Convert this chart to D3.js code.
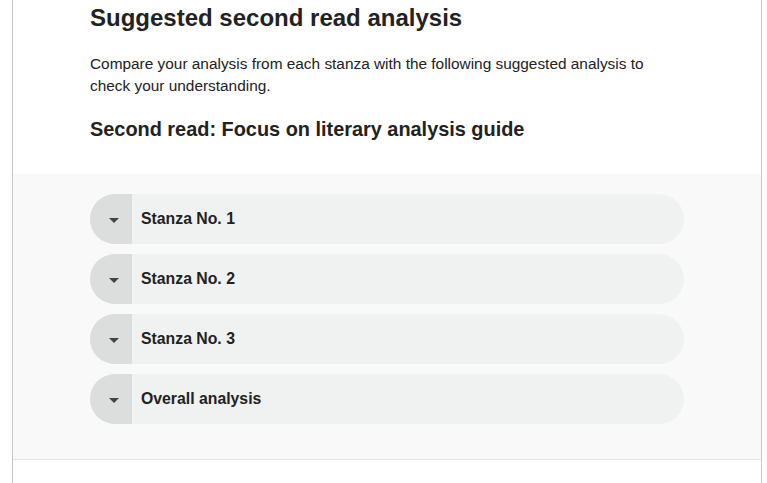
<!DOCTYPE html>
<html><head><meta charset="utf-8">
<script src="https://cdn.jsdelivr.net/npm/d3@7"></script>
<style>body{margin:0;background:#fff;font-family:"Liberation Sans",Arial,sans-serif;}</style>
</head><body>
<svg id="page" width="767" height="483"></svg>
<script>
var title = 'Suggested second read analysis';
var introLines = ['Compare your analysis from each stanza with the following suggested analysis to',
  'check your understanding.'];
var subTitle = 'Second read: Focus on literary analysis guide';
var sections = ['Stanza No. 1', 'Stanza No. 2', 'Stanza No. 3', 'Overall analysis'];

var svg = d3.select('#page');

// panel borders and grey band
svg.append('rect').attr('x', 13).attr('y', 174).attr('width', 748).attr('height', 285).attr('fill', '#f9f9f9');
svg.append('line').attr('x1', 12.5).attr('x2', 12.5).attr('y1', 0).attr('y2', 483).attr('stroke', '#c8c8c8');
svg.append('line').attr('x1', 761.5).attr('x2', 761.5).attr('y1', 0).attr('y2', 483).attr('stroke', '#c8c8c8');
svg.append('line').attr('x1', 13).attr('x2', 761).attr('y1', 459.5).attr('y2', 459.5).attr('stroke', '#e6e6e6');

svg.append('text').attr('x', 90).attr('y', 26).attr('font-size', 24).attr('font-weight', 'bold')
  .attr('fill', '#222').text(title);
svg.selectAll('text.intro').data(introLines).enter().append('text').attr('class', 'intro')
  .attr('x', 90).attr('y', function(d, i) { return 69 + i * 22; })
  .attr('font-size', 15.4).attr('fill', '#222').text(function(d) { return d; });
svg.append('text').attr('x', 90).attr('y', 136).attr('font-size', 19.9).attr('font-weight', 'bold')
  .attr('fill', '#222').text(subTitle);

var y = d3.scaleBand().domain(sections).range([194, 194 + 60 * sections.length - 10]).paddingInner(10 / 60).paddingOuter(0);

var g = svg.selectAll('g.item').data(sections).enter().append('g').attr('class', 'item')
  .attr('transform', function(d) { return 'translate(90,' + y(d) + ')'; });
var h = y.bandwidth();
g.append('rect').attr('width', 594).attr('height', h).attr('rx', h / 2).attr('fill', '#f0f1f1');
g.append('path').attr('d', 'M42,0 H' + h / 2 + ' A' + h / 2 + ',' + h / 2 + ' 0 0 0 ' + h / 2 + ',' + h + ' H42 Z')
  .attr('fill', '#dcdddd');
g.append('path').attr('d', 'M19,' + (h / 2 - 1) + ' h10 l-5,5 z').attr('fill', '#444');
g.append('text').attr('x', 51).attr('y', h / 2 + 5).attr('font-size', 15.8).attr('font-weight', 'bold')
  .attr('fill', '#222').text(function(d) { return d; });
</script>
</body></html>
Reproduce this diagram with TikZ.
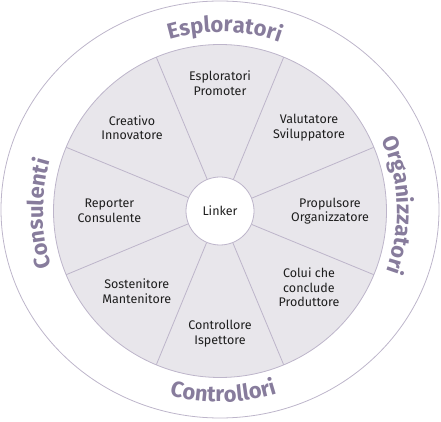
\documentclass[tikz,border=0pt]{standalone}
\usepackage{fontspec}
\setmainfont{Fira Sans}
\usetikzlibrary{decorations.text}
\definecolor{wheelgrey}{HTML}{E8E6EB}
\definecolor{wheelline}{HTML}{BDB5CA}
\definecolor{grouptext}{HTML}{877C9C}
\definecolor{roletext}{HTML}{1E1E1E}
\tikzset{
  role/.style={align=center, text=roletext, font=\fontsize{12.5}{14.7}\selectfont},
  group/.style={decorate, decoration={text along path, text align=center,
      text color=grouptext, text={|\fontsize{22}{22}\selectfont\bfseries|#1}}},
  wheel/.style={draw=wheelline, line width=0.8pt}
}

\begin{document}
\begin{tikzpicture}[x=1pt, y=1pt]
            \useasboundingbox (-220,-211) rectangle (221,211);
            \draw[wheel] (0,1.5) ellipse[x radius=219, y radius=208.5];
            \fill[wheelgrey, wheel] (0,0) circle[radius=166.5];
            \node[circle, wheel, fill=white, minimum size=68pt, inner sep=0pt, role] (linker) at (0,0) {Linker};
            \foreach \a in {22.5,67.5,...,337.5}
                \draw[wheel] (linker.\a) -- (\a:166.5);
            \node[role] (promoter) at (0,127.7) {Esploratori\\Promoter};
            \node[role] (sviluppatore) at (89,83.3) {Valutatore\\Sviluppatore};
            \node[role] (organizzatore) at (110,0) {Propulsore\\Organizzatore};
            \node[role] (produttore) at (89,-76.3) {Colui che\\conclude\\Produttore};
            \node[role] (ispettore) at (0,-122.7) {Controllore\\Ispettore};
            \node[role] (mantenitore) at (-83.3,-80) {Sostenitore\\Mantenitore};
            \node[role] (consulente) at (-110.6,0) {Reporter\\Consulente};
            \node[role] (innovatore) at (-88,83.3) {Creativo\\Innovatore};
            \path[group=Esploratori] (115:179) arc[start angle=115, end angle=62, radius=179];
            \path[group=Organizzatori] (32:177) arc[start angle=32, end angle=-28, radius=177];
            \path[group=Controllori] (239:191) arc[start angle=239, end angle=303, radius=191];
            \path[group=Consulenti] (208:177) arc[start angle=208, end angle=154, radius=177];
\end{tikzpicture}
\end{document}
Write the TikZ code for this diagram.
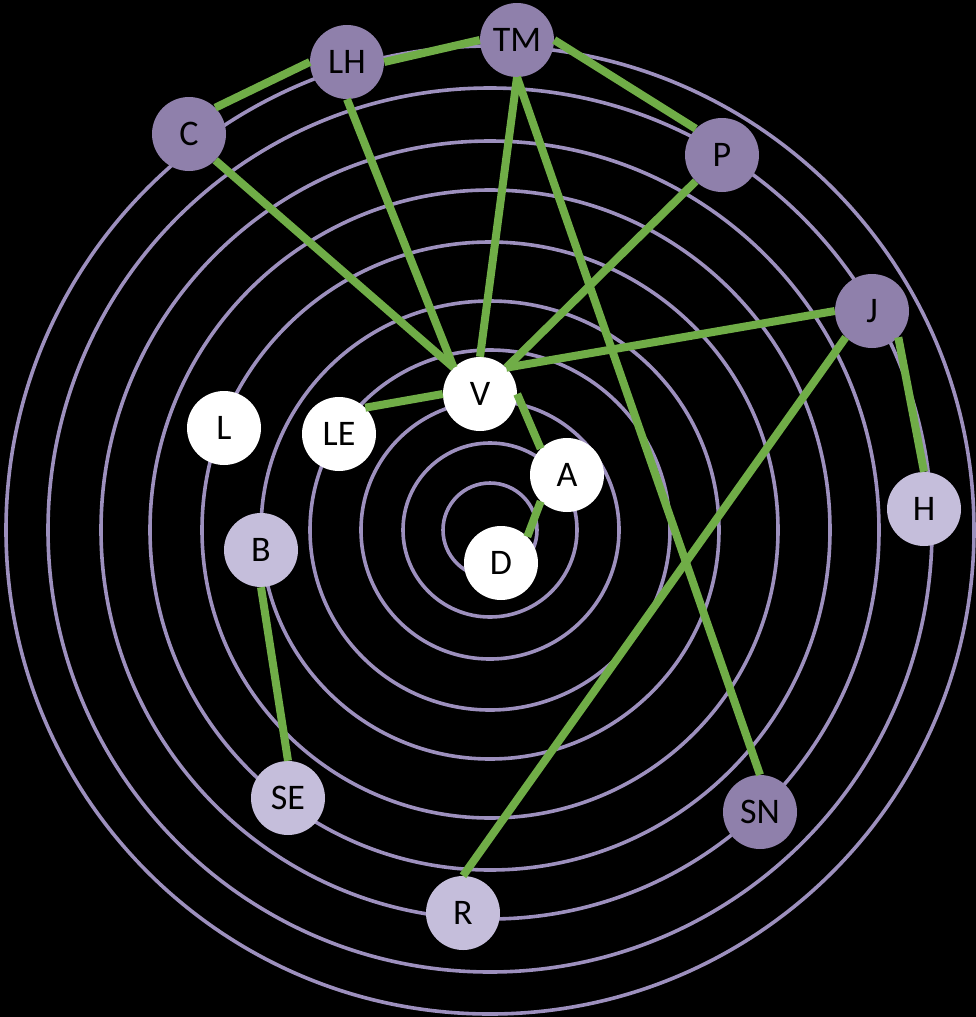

» Stated task: Retype all the records shown above, character for character. Omit every picture.

» Complete answer:
Convert this chart to D3.js code.
<!DOCTYPE html>
<html><head><meta charset="utf-8">
<script src="https://cdn.jsdelivr.net/npm/d3@7"></script>
<style>body{margin:0;background:#fff;font-family:"Liberation Sans",Arial,sans-serif;}</style>
</head><body>
<svg id="page" width="767" height="483"></svg>
<script>
var title = 'Suggested second read analysis';
var introLines = ['Compare your analysis from each stanza with the following suggested analysis to',
  'check your understanding.'];
var subTitle = 'Second read: Focus on literary analysis guide';
var sections = ['Stanza No. 1', 'Stanza No. 2', 'Stanza No. 3', 'Overall analysis'];

var svg = d3.select('#page');

// panel borders and grey band
svg.append('rect').attr('x', 13).attr('y', 174).attr('width', 748).attr('height', 285).attr('fill', '#f9f9f9');
svg.append('line').attr('x1', 12.5).attr('x2', 12.5).attr('y1', 0).attr('y2', 483).attr('stroke', '#c8c8c8');
svg.append('line').attr('x1', 761.5).attr('x2', 761.5).attr('y1', 0).attr('y2', 483).attr('stroke', '#c8c8c8');
svg.append('line').attr('x1', 13).attr('x2', 761).attr('y1', 459.5).attr('y2', 459.5).attr('stroke', '#e6e6e6');

svg.append('text').attr('x', 90).attr('y', 26).attr('font-size', 24).attr('font-weight', 'bold')
  .attr('fill', '#222').text(title);
svg.selectAll('text.intro').data(introLines).enter().append('text').attr('class', 'intro')
  .attr('x', 90).attr('y', function(d, i) { return 69 + i * 22; })
  .attr('font-size', 15.4).attr('fill', '#222').text(function(d) { return d; });
svg.append('text').attr('x', 90).attr('y', 136).attr('font-size', 19.9).attr('font-weight', 'bold')
  .attr('fill', '#222').text(subTitle);

var y = d3.scaleBand().domain(sections).range([194, 194 + 60 * sections.length - 10]).paddingInner(10 / 60).paddingOuter(0);

var g = svg.selectAll('g.item').data(sections).enter().append('g').attr('class', 'item')
  .attr('transform', function(d) { return 'translate(90,' + y(d) + ')'; });
var h = y.bandwidth();
g.append('rect').attr('width', 594).attr('height', h).attr('rx', h / 2).attr('fill', '#f0f1f1');
g.append('path').attr('d', 'M42,0 H' + h / 2 + ' A' + h / 2 + ',' + h / 2 + ' 0 0 0 ' + h / 2 + ',' + h + ' H42 Z')
  .attr('fill', '#dcdddd');
g.append('path').attr('d', 'M19,' + (h / 2 - 1) + ' h10 l-5,5 z').attr('fill', '#444');
g.append('text').attr('x', 51).attr('y', h / 2 + 5).attr('font-size', 15.8).attr('font-weight', 'bold')
  .attr('fill', '#222').text(function(d) { return d; });
</script>
</body></html>
Reproduce this diagram with TikZ.
\documentclass[tikz,border=0pt]{standalone}
\usepackage{fontspec}
\setmainfont{Fira Sans}
\usetikzlibrary{decorations.text}
\definecolor{wheelgrey}{HTML}{E8E6EB}
\definecolor{wheelline}{HTML}{BDB5CA}
\definecolor{grouptext}{HTML}{877C9C}
\definecolor{roletext}{HTML}{1E1E1E}
\tikzset{
  role/.style={align=center, text=roletext, font=\fontsize{12.5}{14.7}\selectfont},
  group/.style={decorate, decoration={text along path, text align=center,
      text color=grouptext, text={|\fontsize{22}{22}\selectfont\bfseries|#1}}},
  wheel/.style={draw=wheelline, line width=0.8pt}
}

\begin{document}
\begin{tikzpicture}[x=1pt, y=1pt]
            \useasboundingbox (-220,-211) rectangle (221,211);
            \draw[wheel] (0,1.5) ellipse[x radius=219, y radius=208.5];
            \fill[wheelgrey, wheel] (0,0) circle[radius=166.5];
            \node[circle, wheel, fill=white, minimum size=68pt, inner sep=0pt, role] (linker) at (0,0) {Linker};
            \foreach \a in {22.5,67.5,...,337.5}
                \draw[wheel] (linker.\a) -- (\a:166.5);
            \node[role] (promoter) at (0,127.7) {Esploratori\\Promoter};
            \node[role] (sviluppatore) at (89,83.3) {Valutatore\\Sviluppatore};
            \node[role] (organizzatore) at (110,0) {Propulsore\\Organizzatore};
            \node[role] (produttore) at (89,-76.3) {Colui che\\conclude\\Produttore};
            \node[role] (ispettore) at (0,-122.7) {Controllore\\Ispettore};
            \node[role] (mantenitore) at (-83.3,-80) {Sostenitore\\Mantenitore};
            \node[role] (consulente) at (-110.6,0) {Reporter\\Consulente};
            \node[role] (innovatore) at (-88,83.3) {Creativo\\Innovatore};
            \path[group=Esploratori] (115:179) arc[start angle=115, end angle=62, radius=179];
            \path[group=Organizzatori] (32:177) arc[start angle=32, end angle=-28, radius=177];
            \path[group=Controllori] (239:191) arc[start angle=239, end angle=303, radius=191];
            \path[group=Consulenti] (208:177) arc[start angle=208, end angle=154, radius=177];
\end{tikzpicture}
\end{document}
Write the TikZ code for this diagram.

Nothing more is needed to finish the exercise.